The Paris Agreement, albeit being an unprecedented global diplomatic effort that offers the promise to set the world on the path towards sustainably reducing GHG emissions, no organisation -not even the United Nationshas the coercive power to enforce environmental policy. On June 1 2017 President Trump announced that the US would withdraw from the Paris Agreement. The US pulling out the Agreement entails a serious drawback, because the US is the second GHG emitter -both in absolute terms and per-capita. Russia with 5% of global emissions has not ratified also.
Unsustainable patterns of urbanisation.
The world is urbanising at an extremely fast rate and today 54% of the global population lives in cities.

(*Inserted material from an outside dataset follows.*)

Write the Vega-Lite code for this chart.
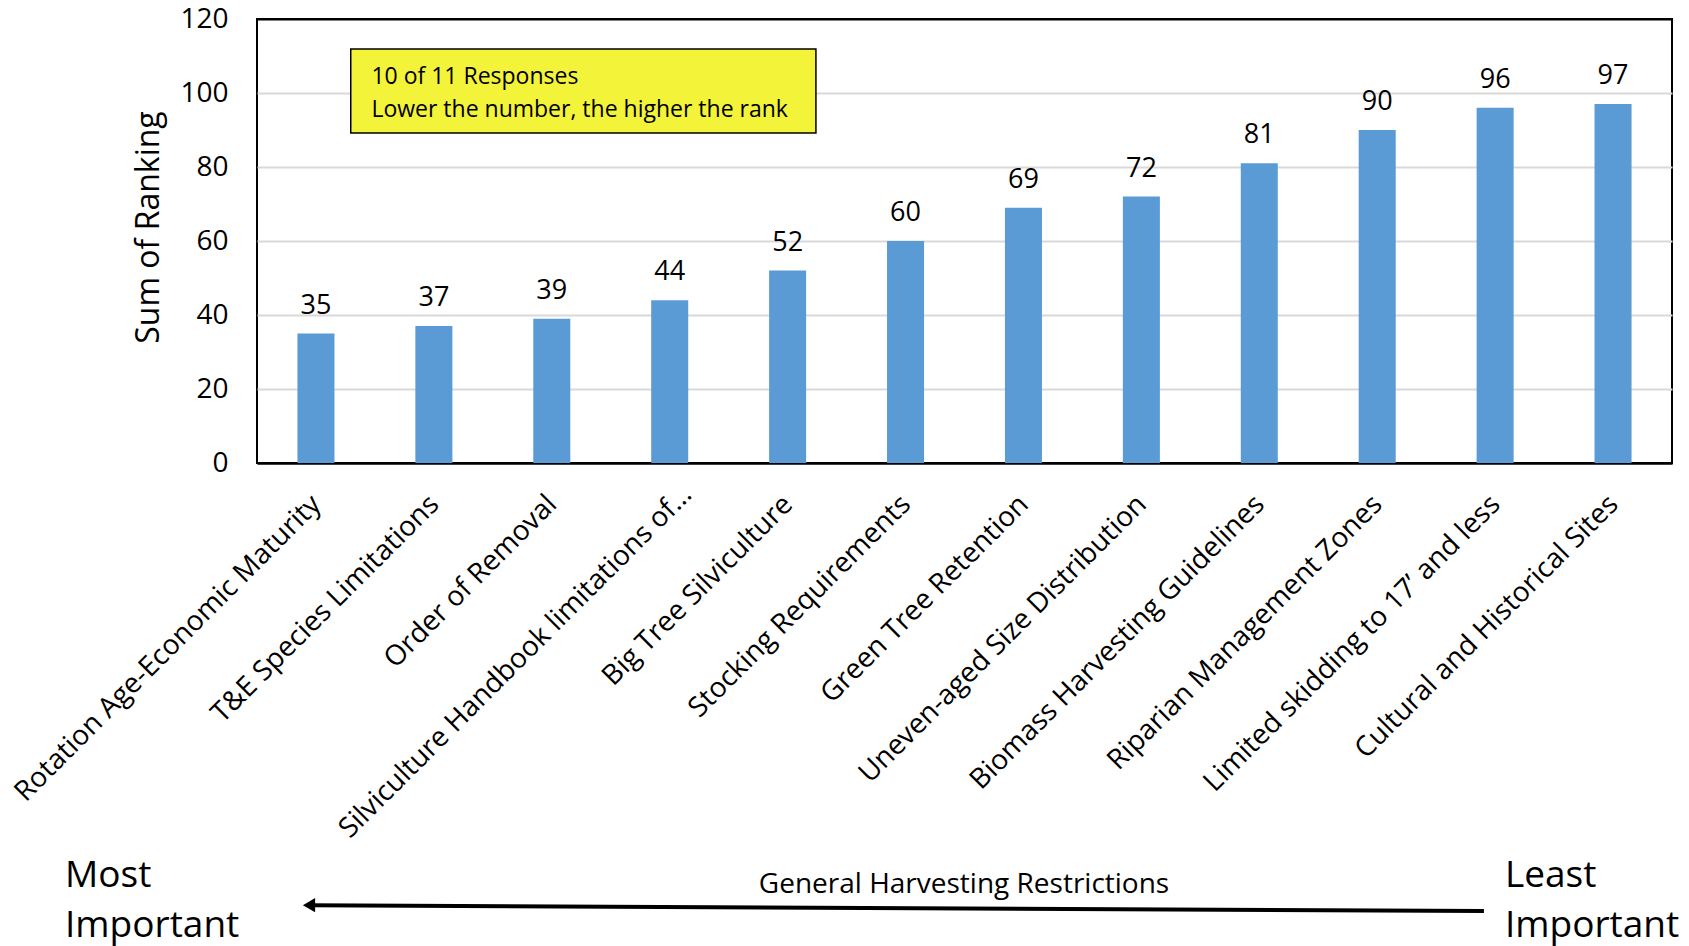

By 2050 it is expected that this number will rise to 68%. Unfortunately, urbanisation patterns in most parts of the world are mostly unsustainable and also difficult to change -low density urban sprawl, peri-urban low cost housing located remotely from jobs and services, transport systems heavily reliant on buses, cars and motorcycles, etc. In most parts of the world urban life is totally reliant in transportation modes that emit GHG and other noxious pollutants. This trend is compounded by another phenomena, the urbanisation of poverty, which means that the share of poverty in the developing world that is located in urban areas has jumped from 17% to 28% in the last 10 years. In eastern Asia, nearly half of all poverty is found in urban areas. The urban poor suffer the most from urban air pollution.
Growing car ownership in most places around the world.
Car ownership has been at the centre of urban culture in most parts of the world since the inception of car use in western cities at the end of the 19th century -although this is changing in some parts of the word driven by the millennia’s desire to live more sustainably. In many regions -such as India, China and across Latin America- economic growth is allowing a growing middle-class to buy private cars, as the preferred option to unreliable, overcrowded, unsafe and unsustainable public transportation. China’s car ownership rate is still a fraction of those in the US -58 vehicles per 1000 person, compared to 804 per 1000 person-, but the expected forecast is of
a 6-11% growth in the years to come. In India car ownership has tripled in the last decade.
The cost of clean technologies is still high.
Until now the cost of clean technologies is higher than carbon intensive technologies, especially in the transport sector. Simply, the cost of cars and buses running on fossil fuels is lower than the hybrids and those running on electricity. Also the infrastructure required for the use of electric cars is still very limited, a situation that is also a deterrent in the widespread use of electric cars. So, until the cost of alternative vehicles and energy systems falls, taxes and subsidies will be required, alongside greater investment in R&D throughout the world.